In a letter to ABN AMRO in February 2007, TCI, a British hedge fund with a small stake in ABN AMRO, stated: “We believe that it would be in the interests of all shareholders, other stakeholders and ABN AMRO for the Managing Board of ABN AMRO to actively pursue the potential break up, spin-off, sale or merger of its various businesses (or as a whole)…”.
Eight months later, after a head-to-head battle with Barclays, the bank was finally sold to a Royal Bank of Scotland-led consortium, which included Banco Santander of Spain and Fortis, the Belgo-Dutch group. It was the largest financial services transaction ever and the first time that bidders had attempted to break up a large lender.
This case looks at the events that led up to the takeover and examines some of the strategic decisions of the recent past which may have triggered the process.
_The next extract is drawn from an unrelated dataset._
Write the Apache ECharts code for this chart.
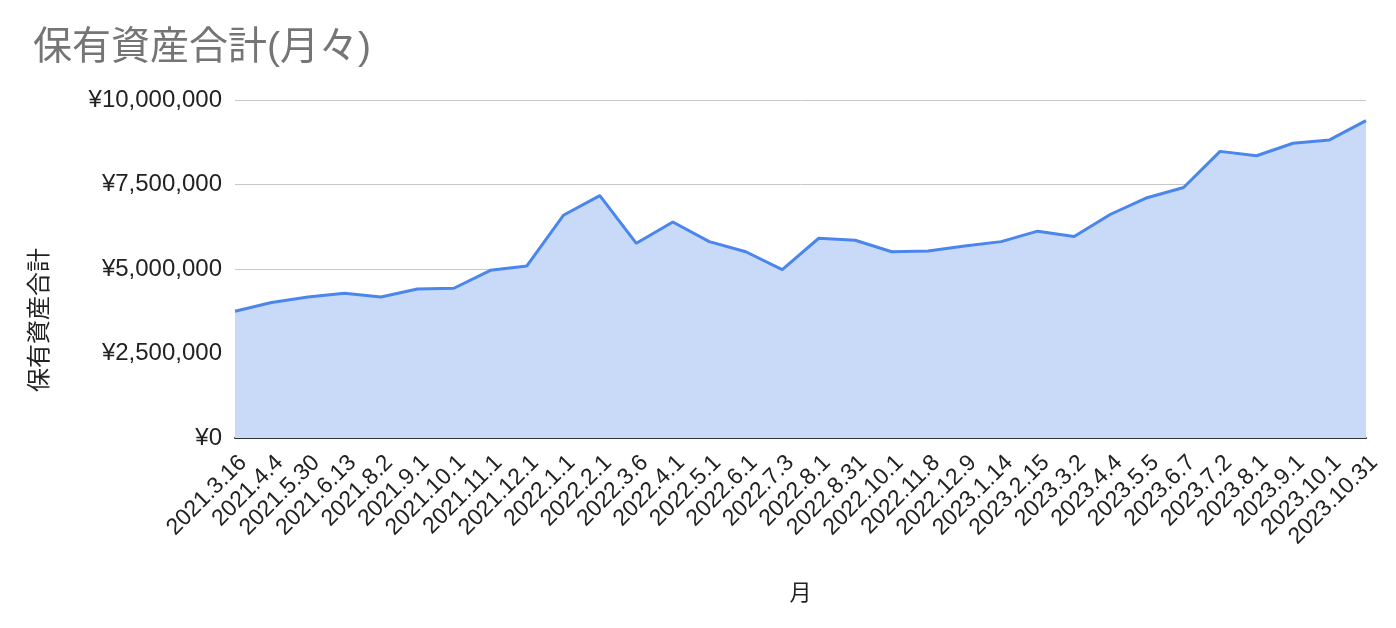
<!DOCTYPE html>
<html>
<head>
<meta charset="utf-8">
<script src="https://cdn.jsdelivr.net/npm/echarts@6/dist/echarts.min.js"></script>
<style>
html,body{margin:0;padding:0;background:#fff;}
#main{width:1396px;height:628px;}
</style>
</head>
<body>
<div id="main"></div>
<script>
const categories = ["2021.3.16","2021.4.4","2021.5.30","2021.6.13","2021.8.2","2021.9.1","2021.10.1","2021.11.1","2021.12.1","2022.1.1","2022.2.1","2022.3.6","2022.4.1","2022.5.1","2022.6.1","2022.7.3","2022.8.1","2022.8.31","2022.10.1","2022.11.8","2022.12.9","2023.1.14","2023.2.15","2023.3.2","2023.4.4","2023.5.5","2023.6.7","2023.7.2","2023.8.1","2023.9.1","2023.10.1","2023.10.31"];
const totalAssets = [3750000,4010000,4170000,4280000,4170000,4410000,4430000,4960000,5090000,6590000,7170000,5760000,6390000,5810000,5510000,4980000,5910000,5850000,5510000,5530000,5680000,5810000,6120000,5960000,6620000,7110000,7410000,8480000,8350000,8720000,8820000,9390000];
const yTicks = {min:0, max:10000000, interval:2500000};
const titleText = "保有資産合計(月々)";
const yName = "保有資産合計";
const xName = "月";

const FONT = '"Liberation Sans", Arial, "Noto Sans CJK JP", sans-serif';
const chart = echarts.init(document.getElementById('main'), null, {renderer:'canvas'});
chart.setOption({
  animation:false,
  backgroundColor:'#ffffff',
  title:{
    text:titleText, left:28, top:24,
    textStyle:{color:'#757575', fontSize:39, fontWeight:'normal', fontFamily:FONT}
  },
  grid:{left:235, right:30, top:100, bottom:190, containLabel:false},
  xAxis:{
    type:'category', data:categories, boundaryGap:false,
    name:xName, nameLocation:'middle', nameGap:145,
    nameTextStyle:{color:'#222', fontSize:22, fontFamily:FONT},
    axisLine:{show:true, lineStyle:{color:'#333', width:2}},
    axisTick:{show:false},
    axisLabel:{interval:0, rotate:45, color:'#222', fontSize:23, fontFamily:FONT, margin:13, verticalAlign:'top'}
  },
  yAxis:{
    type:'value', min:yTicks.min, max:yTicks.max, interval:yTicks.interval,
    axisLine:{show:false}, axisTick:{show:false},
    axisLabel:{color:'#222', fontSize:24, fontFamily:FONT, margin:13,
      formatter:v => '¥' + Math.round(v).toLocaleString('en-US')},
    splitLine:{lineStyle:{color:'#c8c8c8', width:1}}
  },
  graphic:[{
    type:'text', x:40, y:320, rotation:Math.PI/2,
    style:{text:yName, fill:'#222', font:'24px ' + FONT, align:'center', verticalAlign:'middle'}
  }],
  series:[{
    type:'line', data:totalAssets, showSymbol:false, symbol:'none',
    lineStyle:{color:'#4a86ec', width:3},
    areaStyle:{color:'#c9daf8', opacity:1},
    z:1
  }]
});
</script>
</body>
</html>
It discusses the financing and timing of the deal in the turbulent financial markets of 2007 and raises questions about the future. What were the risks of splitting the bank? Could this complex task be achieved successfully?
This integrative case gives participants an overview of the different aspects of a takeover: finance and control, integrated risk management, strategy. Issues for discussion include strategic lessons for the future of banking in Europe and worldwide; strengths and weaknesses of the two bids regarding valuation, synergies, timing, deal structure, concerns regarding integration planning and implementation.